Mr. Wray’s comments—among his first publicly since two recent ransomware attacks gripped the U.S. meat and oil-and-gas industries—come as senior Biden administration officials have characterized ransomware as an urgent national-security threat and said they are looking at ways to disrupt the criminal ecosystem that supports the booming industry. Each of the 100 different malicious software variants are responsible for multiple ransomware attacks in the U.S., Mr. Wray said.

Ransomware is a type of malicious computer code that locks up a victim network’s files that hackers use to demand payment for their release, typically with digital currency such as bitcoin.

This week, hackers held hostage the world’s largest meat processor, just weeks after the operator of an essential pipeline bringing gasoline to parts of the East Coast paid about $4.4 million to regain control of its operations and restore service.
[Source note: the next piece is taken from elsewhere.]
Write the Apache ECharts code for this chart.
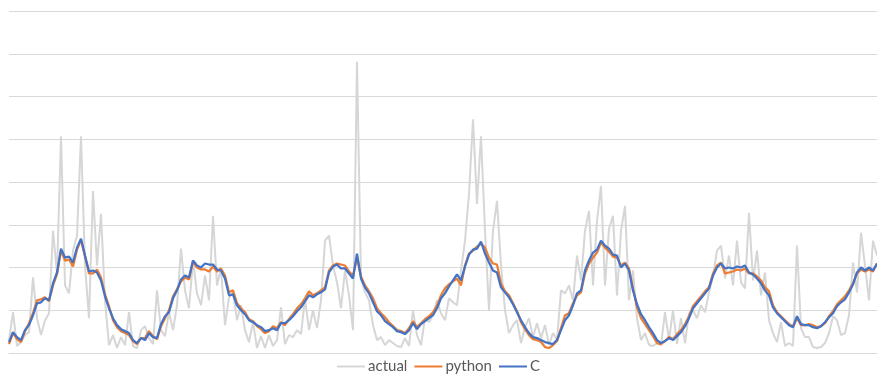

Senior officials at the Federal Bureau of Investigation for years have likened the need to confront rising cyber threats to the post-9/11 scramble against international terrorism.

The most prominent recent ransomware hacks represent only a fraction of some 100 types of ransomware the FBI is investigating, Mr. Wray said. “Those are just two,” he said, adding that each of those 100 different malicious software variants had affected between a dozen and 100 targets.

Complaints to the FBI and reports from the private sector show ransomware incidents have tripled in the past year, Mr. Wray said. While private-sector estimates of the toll to the U.S. economy vary, companies that track ransomware generally put the cost at hundreds of millions or billions of dollars annually and say it is rapidly increasing.

Cybersecurity experts who have tracked the proliferation of ransomware attacks for years said they were encouraged by signals from Mr. Wray and others in the Biden administration that the issue had been elevated to a top national-security priority, but said the problem remained vexing.

“The danger from cyberattack is real, and we need more urgent cooperation between our public and private sectors, and more severe consequences for global cyber attackers,” Sen. Ben Sasse (R., Neb.) said after the JBS hack was disclosed this week.